### Data block

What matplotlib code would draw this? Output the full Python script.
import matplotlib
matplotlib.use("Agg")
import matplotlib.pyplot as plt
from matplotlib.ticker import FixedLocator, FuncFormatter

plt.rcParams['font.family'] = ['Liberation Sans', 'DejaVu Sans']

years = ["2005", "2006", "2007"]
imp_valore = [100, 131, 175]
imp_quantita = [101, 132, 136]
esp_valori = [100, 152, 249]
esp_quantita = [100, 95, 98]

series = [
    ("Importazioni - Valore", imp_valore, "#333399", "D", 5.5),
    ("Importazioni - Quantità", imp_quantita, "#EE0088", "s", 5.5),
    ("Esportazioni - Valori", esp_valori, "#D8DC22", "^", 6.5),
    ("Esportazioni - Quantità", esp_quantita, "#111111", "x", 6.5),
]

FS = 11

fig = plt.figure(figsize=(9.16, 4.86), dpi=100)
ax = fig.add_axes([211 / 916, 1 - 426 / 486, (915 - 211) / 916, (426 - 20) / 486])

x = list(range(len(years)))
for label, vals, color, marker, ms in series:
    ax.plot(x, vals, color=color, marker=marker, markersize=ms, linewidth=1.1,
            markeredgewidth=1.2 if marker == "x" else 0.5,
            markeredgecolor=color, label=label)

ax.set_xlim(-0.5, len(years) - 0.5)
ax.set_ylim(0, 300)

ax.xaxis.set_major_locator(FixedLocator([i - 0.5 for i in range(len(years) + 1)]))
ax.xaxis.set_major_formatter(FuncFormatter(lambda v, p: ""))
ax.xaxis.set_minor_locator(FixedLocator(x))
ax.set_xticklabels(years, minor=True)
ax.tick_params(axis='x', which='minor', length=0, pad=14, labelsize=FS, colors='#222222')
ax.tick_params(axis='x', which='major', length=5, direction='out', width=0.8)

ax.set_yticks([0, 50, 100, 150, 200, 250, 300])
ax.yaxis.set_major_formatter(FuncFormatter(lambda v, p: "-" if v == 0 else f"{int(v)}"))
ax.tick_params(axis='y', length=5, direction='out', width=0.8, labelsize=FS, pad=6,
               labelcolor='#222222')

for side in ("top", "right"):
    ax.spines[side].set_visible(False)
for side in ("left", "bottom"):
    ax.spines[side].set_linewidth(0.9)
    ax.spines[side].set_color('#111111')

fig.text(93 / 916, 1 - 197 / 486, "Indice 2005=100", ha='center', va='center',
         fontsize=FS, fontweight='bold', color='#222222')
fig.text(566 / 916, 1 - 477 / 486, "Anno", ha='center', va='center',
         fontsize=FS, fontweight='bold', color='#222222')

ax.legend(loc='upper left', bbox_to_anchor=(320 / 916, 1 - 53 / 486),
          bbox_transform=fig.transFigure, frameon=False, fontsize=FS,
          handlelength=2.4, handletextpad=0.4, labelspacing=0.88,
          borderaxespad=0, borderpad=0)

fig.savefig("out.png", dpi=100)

######

Exercise requirements – Without changing anything, quote the lines from the top of the data to the line that contains "plt.rcParams['font.family'] = ['Liberation", including that line.

Result of this task –
What matplotlib code would draw this? Output the full Python script.
import matplotlib
matplotlib.use("Agg")
import matplotlib.pyplot as plt
from matplotlib.ticker import FixedLocator, FuncFormatter

plt.rcParams['font.family'] = ['Liberation Sans', 'DejaVu Sans']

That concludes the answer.